The PSC stated in its order that, "Turning to the marketing provisions of the UBP, SunSea violated the UBP by failing to remove customers from its marketing database after the customers asked to no longer be called by SunSea. Additionally, the Commission finds that SunSea engaged in misleading or deceptive conduct in marketing to New York customers, including making false or misleading representations regarding the rates or savings offered by SunSea."

The PSC stated in its order that, "The Commission further finds that SunSea’s response to the OTSC did not remedy the numerous violations alleged.
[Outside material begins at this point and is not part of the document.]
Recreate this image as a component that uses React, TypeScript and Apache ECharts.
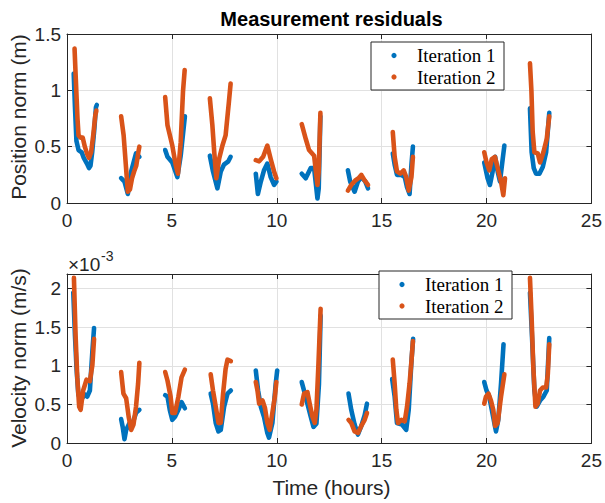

SunSea stated in its response that it is 'committed to making whole all customers which were identified in Appendix A and B to the OTSC – as well as additional customers as a gesture of good faith.' Of the 93 total cases listed in the attachments to the Order, Staff identified 73 cases where the refund was denied or not provided in response to the QRS/SRS and NOAF, but then granted after the OTSC. This includes 12 that were confirmed to be checks dated February 2021 for refunds that had been promised on various dates ranging from February 19, 2020, through October 19, 2020. Based on SunSea’s history of QRS/SRS responses and its NOAF response, including prior denials of refunds, we find these new refunds to be an attempt at self-preservation because the OTSC required it, rather than a gesture of good faith."

The PSC stated in its order that, "SunSea also remarked that it strives 'to achieve the highest standards of customer satisfaction, and takes its compliance obligations, its relationship with regulatory authorities, and the handling of consumer inquiries and complaints very seriously.' The lack of adequate responses to the QRS/SRS complaints from July 2019-November 2020 directly contradicts the statement regarding SunSea’s handling of consumer inquiries and complaints. Staff’s review of the sales calls found that the majority of the agents spoke very quickly and merely completed the script and connected the customer to the TPV. That, combined with the consistent complaints about misleading sales tactics and promises of rebates, rewards, and/or discounts, is not indicative of high standards of customer service."

The PSC stated in its order that, "SunSea states that in response to the NOAF, SunSea denied the allegations against it and provided enrollment documentation. This is also not indicative of a company that has been taking its relationship with regulatory authorities seriously since the allegations included questionable marketing practices and misrepresentation, not just disputed enrollments."

The PSC stated in its order that, "Additionally, the enrollment documentation that SunSea is referring to was missing from 12 of the cases in the NOAF which prompted Staff to include the records retention violation to the OTSC. The Commission recognizes that SunSea did provide the enrollment documentation with its response to the OTSC. Providing these documents remedied the allegation of records retention violations, but not the deficient manner in which SunSea submitted QRS/SRS responses."

The PSC stated in its order that, "SunSea states that 'this unfortunate circumstance is not due to willful noncompliance, but rather the rogue actions of marketing vendors. . .' We find that after months of similar complaints without corrective action, the noncompliance became willful. Moreover, the corrective action eventually taken to terminate a marketing vendor did not address these complaints which originated with an entirely different vendor."

The PSC ordered that SunSea shall return its customers to full utility service within 60 days of the effective date of the revocation order.

These transfers shall occur on the customers’ regularly scheduled meter reading dates.